Freud já no início do século passado nos alertava para os limites da consciência em pleno movimento filosófico da primazia da consciência.
Mais tarde, o psicanalista Jacques Lacan contrapunha a máxima cartesiana “penso, logo existo” à afirmação de que “existimos onde não pensamos”.
Essa inversão aponta outra lógica, não da consciência, mas
do inconsciente. Assim, podemos considerar, ao invés de uma mera contagem, precisamos é calcular. Nesta matemática, temos que computar a existência do outro: “o outro como alteridade”. A agressividade advém do erro do cálculo. Quando o outro não faz parte do conjunto como um diferente de mim, dá-se a passagem ao ato. É uma relação mortífera na qual está ou eu, ou o outro. Tal qual Freud nos aponta em Totem e Tabu, do assassinato do pai da horda primeira, assim, a sociedade para não se auto exterminar precisou fazer funcionar o Simbólico. É através da palavra que os sujeitos constroem o tempo, tempo necessário de pausa entre o ato e o (diz) ato.
A campanha "Conte até 10" tem o seu valor: R$ 370 mil e a colaboração dos lutadores de MMA  Anderson Silva e Júnior Cigano e os judocas medalhistas olímpicos Sarah Menezes e Leandro Guilheiro. E pode funcionar como alerta. Mas ao buscar controlar o ato impensado, apostando que enquanto se conta, é possível pensar antes de atuar, torna-se paradoxal. O que a campanha propõe que o sujeito efetive, é justamente onde está o irrealizável para ele. Ao propor que o sujeito conte, o que se está querendo é que ele institua um “tempo simbólico” que irá barrar a passagem ao ato.

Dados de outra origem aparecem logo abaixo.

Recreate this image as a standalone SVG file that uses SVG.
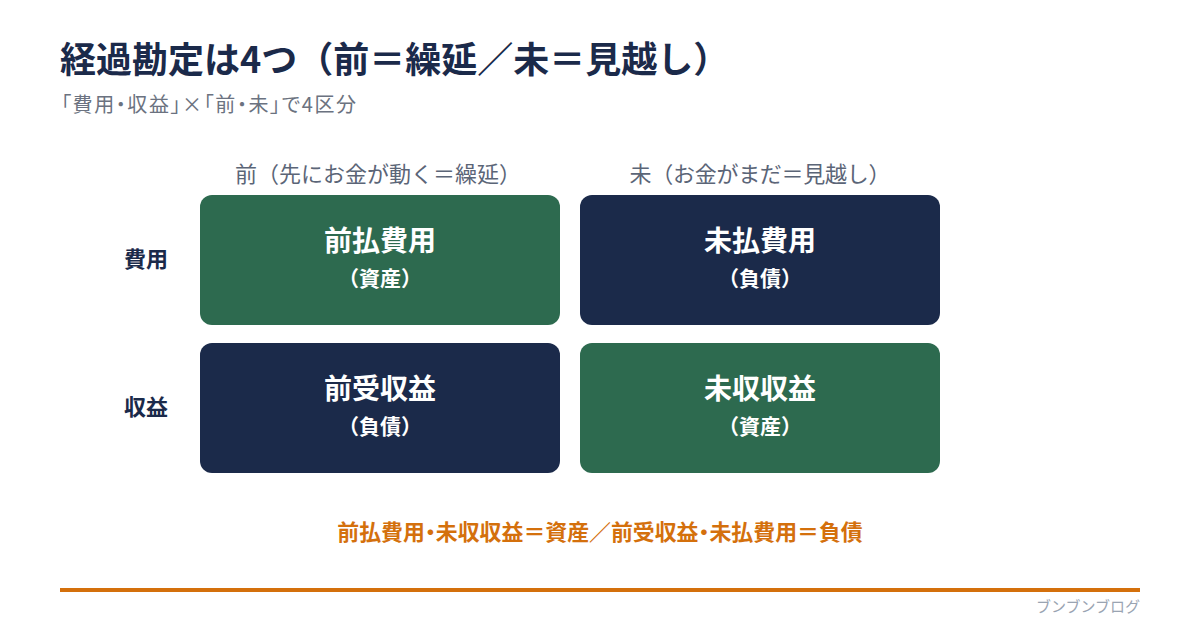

Mas, a questão do ato é esta: aquilo que o sujeito não consegue simbolizar – o que ele não consegue passar pela palavra, ele realiza no ato. Será que, ao darmos as “palavras” ao sujeito ele se apropriará destas, e, tal qual Ali Babá ao proferir “Abre-te Sésamo!”, conseguirá ultrapassar o desejo de matar e adentrar as profundezas de sua caverna, retornando com suas preciosidades? Será que contar até dez é suficiente?